Data for the task ->
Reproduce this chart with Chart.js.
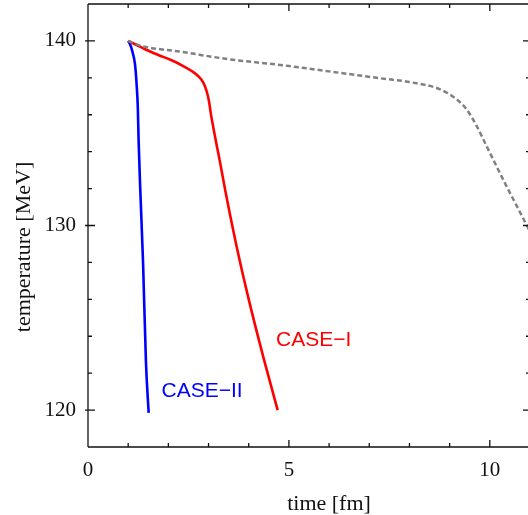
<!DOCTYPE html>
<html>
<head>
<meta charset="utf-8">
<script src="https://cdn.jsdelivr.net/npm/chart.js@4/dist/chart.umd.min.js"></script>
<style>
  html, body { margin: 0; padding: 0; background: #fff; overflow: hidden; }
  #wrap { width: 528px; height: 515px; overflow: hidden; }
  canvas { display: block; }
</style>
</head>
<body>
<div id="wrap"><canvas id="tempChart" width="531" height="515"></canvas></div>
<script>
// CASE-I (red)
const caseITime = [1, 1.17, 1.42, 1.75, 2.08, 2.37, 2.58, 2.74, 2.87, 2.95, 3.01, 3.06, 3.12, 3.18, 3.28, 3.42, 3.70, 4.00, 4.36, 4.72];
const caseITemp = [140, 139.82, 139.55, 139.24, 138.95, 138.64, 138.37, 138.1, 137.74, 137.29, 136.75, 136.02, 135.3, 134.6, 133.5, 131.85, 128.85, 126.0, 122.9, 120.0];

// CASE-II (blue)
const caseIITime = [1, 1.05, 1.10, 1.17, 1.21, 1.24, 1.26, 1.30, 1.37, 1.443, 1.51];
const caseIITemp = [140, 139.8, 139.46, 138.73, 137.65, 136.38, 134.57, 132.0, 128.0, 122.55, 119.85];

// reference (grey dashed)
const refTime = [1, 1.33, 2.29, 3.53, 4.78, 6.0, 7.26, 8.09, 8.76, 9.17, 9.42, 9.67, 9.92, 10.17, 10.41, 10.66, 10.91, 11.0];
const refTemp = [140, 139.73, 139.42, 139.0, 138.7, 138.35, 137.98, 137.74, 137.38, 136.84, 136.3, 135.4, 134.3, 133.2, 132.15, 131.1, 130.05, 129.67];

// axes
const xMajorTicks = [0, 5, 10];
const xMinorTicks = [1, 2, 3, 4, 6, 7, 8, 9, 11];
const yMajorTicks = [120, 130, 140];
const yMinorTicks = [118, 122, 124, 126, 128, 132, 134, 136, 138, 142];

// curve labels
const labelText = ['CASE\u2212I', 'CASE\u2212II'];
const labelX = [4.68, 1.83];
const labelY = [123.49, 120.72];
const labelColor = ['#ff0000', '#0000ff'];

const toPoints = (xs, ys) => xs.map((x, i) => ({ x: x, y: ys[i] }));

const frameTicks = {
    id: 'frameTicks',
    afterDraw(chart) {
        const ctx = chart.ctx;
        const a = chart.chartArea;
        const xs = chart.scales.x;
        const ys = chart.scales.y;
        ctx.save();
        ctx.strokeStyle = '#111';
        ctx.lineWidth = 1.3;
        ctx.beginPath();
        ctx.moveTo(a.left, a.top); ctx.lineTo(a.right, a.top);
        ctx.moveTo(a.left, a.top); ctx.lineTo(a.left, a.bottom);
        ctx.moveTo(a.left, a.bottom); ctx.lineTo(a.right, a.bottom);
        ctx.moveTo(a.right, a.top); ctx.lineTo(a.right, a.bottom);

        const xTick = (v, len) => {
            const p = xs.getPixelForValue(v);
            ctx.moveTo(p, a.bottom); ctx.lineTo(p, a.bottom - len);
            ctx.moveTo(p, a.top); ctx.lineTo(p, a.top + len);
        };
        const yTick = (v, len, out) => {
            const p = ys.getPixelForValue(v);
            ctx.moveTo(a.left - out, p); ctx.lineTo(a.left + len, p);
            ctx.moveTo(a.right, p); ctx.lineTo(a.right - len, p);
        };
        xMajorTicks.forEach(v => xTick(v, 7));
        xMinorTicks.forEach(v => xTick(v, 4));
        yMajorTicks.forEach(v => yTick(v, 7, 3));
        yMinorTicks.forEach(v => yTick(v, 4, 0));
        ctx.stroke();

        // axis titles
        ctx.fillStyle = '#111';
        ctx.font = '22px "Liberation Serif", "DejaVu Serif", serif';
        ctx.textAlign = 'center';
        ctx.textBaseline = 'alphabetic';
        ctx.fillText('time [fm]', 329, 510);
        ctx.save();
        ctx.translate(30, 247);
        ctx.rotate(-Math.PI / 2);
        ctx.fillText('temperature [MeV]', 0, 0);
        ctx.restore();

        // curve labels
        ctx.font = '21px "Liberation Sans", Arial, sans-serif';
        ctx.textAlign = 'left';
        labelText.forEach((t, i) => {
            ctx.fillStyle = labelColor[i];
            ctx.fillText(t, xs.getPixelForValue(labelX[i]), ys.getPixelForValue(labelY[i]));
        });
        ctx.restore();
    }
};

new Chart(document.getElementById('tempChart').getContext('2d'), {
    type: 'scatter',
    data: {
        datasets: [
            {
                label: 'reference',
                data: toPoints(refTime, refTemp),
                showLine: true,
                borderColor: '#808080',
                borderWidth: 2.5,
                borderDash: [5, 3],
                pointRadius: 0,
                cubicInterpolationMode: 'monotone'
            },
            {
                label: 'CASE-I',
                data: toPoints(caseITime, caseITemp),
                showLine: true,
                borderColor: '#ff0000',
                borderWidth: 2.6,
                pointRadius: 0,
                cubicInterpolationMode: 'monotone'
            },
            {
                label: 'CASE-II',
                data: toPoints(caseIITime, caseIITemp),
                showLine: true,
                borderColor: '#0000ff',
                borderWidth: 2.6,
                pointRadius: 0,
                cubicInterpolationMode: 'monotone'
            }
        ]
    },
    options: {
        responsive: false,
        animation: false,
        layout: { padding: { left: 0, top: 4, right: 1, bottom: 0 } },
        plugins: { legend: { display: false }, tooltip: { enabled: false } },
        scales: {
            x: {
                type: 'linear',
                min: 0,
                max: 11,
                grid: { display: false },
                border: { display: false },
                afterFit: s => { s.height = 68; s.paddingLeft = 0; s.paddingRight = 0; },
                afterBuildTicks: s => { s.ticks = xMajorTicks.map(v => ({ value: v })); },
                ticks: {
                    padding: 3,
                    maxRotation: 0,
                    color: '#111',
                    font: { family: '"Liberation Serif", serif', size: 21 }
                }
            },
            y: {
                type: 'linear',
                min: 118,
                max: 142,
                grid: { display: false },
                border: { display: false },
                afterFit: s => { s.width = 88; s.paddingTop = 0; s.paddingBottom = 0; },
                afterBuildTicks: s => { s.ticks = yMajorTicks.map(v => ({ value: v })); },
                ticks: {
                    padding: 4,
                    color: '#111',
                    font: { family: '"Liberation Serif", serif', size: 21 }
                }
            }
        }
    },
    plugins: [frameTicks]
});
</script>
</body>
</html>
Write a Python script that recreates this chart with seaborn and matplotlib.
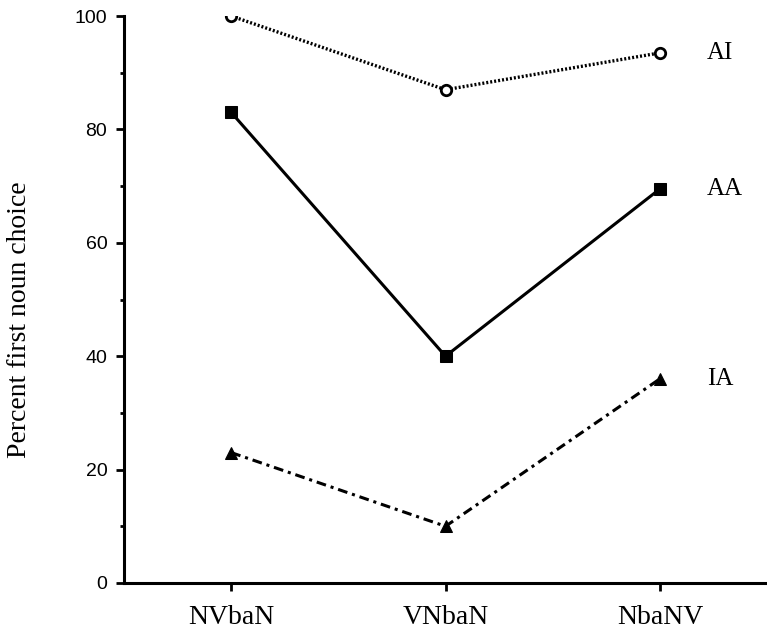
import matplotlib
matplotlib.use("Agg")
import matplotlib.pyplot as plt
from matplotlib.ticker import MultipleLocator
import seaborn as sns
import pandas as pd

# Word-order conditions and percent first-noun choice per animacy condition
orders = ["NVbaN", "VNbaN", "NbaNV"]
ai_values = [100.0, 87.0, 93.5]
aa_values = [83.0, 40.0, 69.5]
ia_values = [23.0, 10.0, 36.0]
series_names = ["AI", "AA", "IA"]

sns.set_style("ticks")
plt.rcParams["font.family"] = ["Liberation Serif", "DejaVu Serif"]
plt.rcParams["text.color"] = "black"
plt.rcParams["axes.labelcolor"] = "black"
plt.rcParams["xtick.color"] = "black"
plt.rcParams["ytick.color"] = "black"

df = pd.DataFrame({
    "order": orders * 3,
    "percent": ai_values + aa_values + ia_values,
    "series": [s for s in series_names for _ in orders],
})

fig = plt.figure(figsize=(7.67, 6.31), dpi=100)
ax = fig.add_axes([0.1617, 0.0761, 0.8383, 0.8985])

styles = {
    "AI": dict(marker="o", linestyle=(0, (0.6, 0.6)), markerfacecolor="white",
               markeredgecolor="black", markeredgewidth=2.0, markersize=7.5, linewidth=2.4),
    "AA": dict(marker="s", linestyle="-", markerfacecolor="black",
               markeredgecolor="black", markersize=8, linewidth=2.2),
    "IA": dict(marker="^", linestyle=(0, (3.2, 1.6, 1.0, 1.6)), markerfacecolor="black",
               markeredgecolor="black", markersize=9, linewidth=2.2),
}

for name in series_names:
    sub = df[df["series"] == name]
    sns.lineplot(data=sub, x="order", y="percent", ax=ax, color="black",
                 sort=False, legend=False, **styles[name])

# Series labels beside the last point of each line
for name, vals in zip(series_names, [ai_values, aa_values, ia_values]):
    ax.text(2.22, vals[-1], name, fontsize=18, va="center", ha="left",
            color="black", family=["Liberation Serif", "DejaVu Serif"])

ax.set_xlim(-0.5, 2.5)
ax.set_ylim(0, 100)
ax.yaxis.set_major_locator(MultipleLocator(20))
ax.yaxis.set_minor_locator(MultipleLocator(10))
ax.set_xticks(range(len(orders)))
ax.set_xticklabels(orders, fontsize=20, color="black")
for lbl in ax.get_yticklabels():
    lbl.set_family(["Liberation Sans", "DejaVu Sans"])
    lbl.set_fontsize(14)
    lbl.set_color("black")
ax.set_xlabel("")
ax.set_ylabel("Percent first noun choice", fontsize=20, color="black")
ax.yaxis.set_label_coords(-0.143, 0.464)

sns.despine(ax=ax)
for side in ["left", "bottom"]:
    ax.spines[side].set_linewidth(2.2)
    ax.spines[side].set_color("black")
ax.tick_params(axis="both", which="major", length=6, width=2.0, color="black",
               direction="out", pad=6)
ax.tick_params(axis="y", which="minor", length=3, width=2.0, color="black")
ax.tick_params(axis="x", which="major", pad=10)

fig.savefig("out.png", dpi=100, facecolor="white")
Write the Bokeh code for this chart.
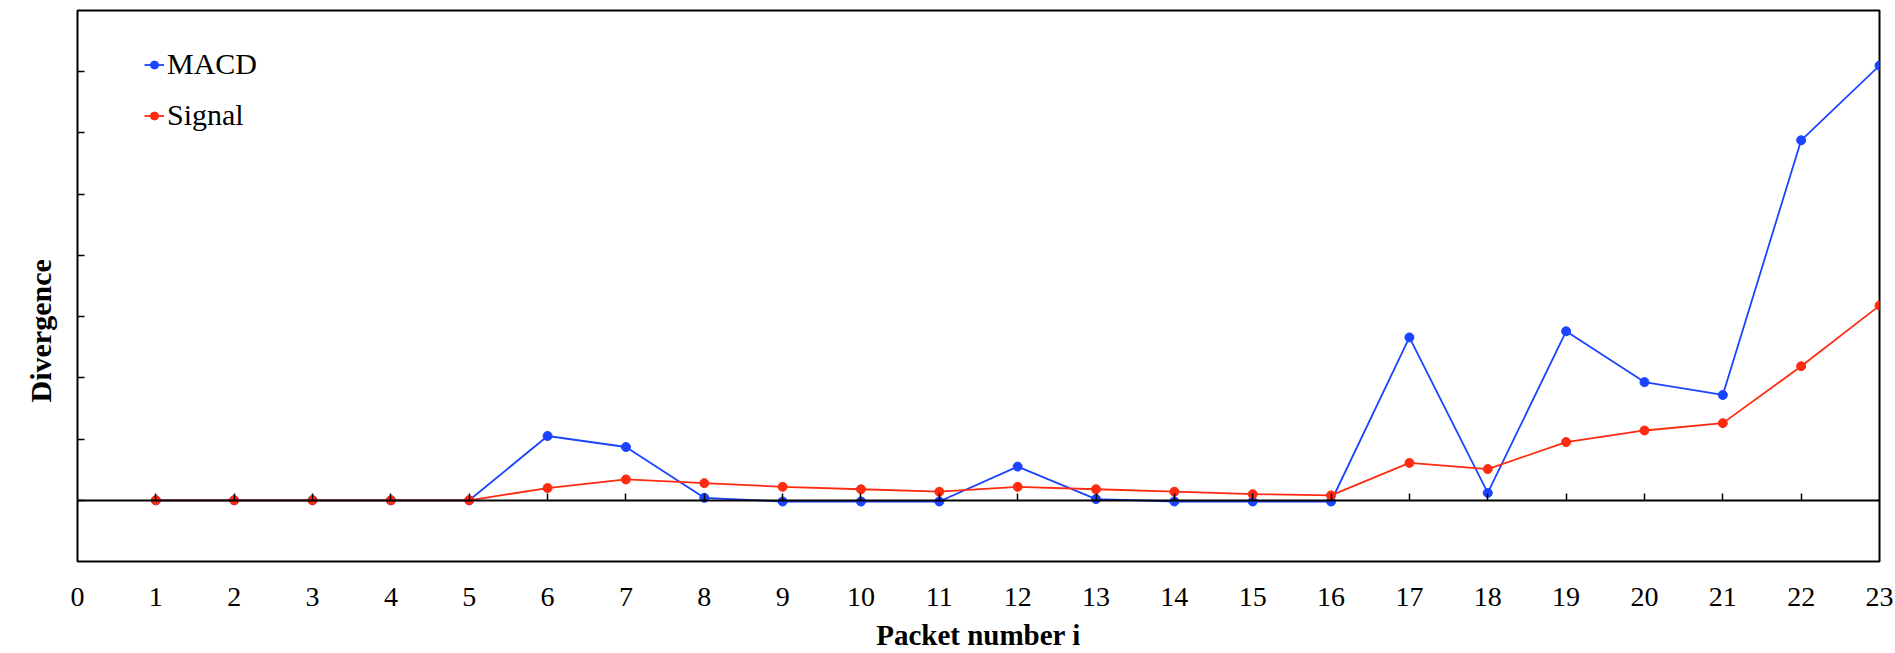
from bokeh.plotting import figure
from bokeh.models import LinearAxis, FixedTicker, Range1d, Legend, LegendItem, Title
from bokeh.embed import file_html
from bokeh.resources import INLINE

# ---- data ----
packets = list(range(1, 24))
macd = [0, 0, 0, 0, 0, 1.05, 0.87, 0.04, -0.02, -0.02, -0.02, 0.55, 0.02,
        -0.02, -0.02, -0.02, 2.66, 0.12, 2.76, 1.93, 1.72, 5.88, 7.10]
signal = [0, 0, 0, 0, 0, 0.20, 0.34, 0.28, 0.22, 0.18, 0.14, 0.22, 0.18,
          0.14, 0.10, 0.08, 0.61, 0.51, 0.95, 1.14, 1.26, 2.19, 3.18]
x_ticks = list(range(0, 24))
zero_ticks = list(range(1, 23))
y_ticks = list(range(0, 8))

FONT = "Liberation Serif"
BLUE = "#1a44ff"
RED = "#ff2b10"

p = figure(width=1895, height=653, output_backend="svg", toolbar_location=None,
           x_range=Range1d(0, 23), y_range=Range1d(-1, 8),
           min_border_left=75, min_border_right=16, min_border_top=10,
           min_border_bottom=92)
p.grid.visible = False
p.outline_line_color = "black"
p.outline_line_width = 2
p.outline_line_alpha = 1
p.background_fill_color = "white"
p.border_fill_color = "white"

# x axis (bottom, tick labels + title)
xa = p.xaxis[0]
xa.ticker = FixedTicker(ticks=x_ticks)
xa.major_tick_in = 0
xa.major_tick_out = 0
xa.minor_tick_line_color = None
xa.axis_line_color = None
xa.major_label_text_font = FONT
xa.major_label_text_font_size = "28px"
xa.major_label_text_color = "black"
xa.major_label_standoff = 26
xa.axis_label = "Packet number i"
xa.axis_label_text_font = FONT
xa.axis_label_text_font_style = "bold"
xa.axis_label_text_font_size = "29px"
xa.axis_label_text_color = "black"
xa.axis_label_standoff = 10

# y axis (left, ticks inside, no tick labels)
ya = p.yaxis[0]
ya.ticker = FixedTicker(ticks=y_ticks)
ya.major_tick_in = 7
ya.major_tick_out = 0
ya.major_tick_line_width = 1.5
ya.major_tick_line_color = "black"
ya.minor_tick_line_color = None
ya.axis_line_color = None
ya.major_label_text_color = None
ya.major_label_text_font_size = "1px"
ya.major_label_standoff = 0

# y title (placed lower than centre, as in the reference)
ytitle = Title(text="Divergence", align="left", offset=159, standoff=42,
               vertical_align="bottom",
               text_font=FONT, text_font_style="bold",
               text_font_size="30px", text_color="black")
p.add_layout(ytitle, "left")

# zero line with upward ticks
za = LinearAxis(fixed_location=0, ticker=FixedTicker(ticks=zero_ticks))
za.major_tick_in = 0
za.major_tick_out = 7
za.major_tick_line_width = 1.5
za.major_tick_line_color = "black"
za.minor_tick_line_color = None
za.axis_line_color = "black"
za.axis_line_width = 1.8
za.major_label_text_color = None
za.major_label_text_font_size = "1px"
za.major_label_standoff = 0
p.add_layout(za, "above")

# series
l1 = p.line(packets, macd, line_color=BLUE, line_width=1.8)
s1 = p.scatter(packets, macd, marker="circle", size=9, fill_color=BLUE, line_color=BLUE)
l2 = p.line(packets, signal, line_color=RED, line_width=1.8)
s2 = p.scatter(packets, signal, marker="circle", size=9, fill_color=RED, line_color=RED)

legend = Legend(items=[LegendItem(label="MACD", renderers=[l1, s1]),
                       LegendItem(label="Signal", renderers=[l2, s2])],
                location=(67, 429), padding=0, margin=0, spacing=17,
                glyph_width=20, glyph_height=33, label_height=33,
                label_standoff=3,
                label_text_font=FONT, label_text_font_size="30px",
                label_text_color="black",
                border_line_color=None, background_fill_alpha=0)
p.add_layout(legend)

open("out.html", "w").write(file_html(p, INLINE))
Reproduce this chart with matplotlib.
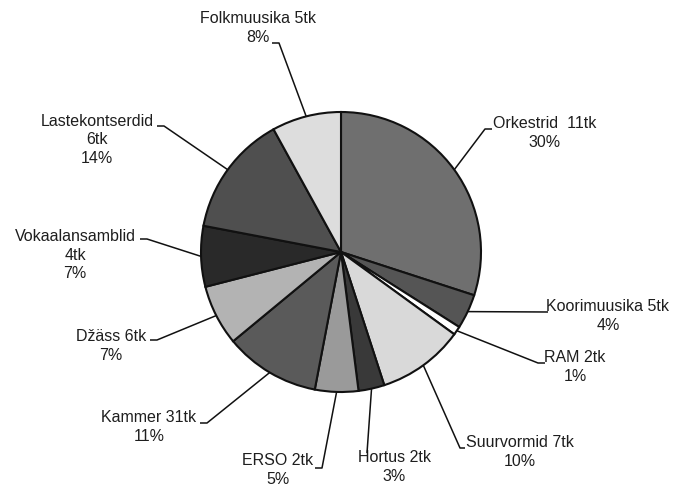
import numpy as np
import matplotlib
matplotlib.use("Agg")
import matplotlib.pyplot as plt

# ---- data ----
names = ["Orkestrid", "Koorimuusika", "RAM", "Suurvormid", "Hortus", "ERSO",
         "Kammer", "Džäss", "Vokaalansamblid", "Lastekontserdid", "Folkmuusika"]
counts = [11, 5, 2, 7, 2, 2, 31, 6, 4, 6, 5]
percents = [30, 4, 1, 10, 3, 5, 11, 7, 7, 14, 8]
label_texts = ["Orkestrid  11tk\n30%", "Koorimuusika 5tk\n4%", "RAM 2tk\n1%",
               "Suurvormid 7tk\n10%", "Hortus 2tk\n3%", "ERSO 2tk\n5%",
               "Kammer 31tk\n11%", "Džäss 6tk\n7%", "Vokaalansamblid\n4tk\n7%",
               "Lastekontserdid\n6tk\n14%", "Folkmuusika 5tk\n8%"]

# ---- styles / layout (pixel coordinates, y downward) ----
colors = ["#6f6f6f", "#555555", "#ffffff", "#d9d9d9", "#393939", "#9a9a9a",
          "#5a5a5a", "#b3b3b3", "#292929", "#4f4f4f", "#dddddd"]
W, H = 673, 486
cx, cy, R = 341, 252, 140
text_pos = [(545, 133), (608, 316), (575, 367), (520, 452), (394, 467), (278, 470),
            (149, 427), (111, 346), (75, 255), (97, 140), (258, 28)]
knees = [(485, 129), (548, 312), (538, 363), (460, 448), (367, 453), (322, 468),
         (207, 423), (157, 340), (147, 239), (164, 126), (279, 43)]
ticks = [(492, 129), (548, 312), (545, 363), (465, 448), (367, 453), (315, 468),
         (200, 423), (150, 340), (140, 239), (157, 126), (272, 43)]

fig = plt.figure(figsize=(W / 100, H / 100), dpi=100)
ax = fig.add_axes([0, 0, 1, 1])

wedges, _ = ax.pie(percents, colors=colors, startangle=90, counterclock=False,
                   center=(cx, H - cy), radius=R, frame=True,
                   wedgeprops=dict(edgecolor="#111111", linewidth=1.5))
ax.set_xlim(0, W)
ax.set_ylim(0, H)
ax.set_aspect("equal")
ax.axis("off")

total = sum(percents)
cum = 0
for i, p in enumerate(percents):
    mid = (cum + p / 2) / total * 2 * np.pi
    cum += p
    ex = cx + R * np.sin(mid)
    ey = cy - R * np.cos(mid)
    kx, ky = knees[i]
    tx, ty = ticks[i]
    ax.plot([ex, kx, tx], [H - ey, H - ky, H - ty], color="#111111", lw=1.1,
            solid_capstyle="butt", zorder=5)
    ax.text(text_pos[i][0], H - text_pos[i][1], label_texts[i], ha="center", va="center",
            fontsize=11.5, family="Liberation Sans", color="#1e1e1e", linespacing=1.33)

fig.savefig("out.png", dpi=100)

Set problem -> In the listing above, find the line containing "Write the Bokeh code for this chart." and the line containing "ya.major_label_standoff = 0". Reproduce those lines and all between them exactly, with no pictures and nothing more.

Response below ->
Write the Bokeh code for this chart.
from bokeh.plotting import figure
from bokeh.models import LinearAxis, FixedTicker, Range1d, Legend, LegendItem, Title
from bokeh.embed import file_html
from bokeh.resources import INLINE

# ---- data ----
packets = list(range(1, 24))
macd = [0, 0, 0, 0, 0, 1.05, 0.87, 0.04, -0.02, -0.02, -0.02, 0.55, 0.02,
        -0.02, -0.02, -0.02, 2.66, 0.12, 2.76, 1.93, 1.72, 5.88, 7.10]
signal = [0, 0, 0, 0, 0, 0.20, 0.34, 0.28, 0.22, 0.18, 0.14, 0.22, 0.18,
          0.14, 0.10, 0.08, 0.61, 0.51, 0.95, 1.14, 1.26, 2.19, 3.18]
x_ticks = list(range(0, 24))
zero_ticks = list(range(1, 23))
y_ticks = list(range(0, 8))

FONT = "Liberation Serif"
BLUE = "#1a44ff"
RED = "#ff2b10"

p = figure(width=1895, height=653, output_backend="svg", toolbar_location=None,
           x_range=Range1d(0, 23), y_range=Range1d(-1, 8),
           min_border_left=75, min_border_right=16, min_border_top=10,
           min_border_bottom=92)
p.grid.visible = False
p.outline_line_color = "black"
p.outline_line_width = 2
p.outline_line_alpha = 1
p.background_fill_color = "white"
p.border_fill_color = "white"

# x axis (bottom, tick labels + title)
xa = p.xaxis[0]
xa.ticker = FixedTicker(ticks=x_ticks)
xa.major_tick_in = 0
xa.major_tick_out = 0
xa.minor_tick_line_color = None
xa.axis_line_color = None
xa.major_label_text_font = FONT
xa.major_label_text_font_size = "28px"
xa.major_label_text_color = "black"
xa.major_label_standoff = 26
xa.axis_label = "Packet number i"
xa.axis_label_text_font = FONT
xa.axis_label_text_font_style = "bold"
xa.axis_label_text_font_size = "29px"
xa.axis_label_text_color = "black"
xa.axis_label_standoff = 10

# y axis (left, ticks inside, no tick labels)
ya = p.yaxis[0]
ya.ticker = FixedTicker(ticks=y_ticks)
ya.major_tick_in = 7
ya.major_tick_out = 0
ya.major_tick_line_width = 1.5
ya.major_tick_line_color = "black"
ya.minor_tick_line_color = None
ya.axis_line_color = None
ya.major_label_text_color = None
ya.major_label_text_font_size = "1px"
ya.major_label_standoff = 0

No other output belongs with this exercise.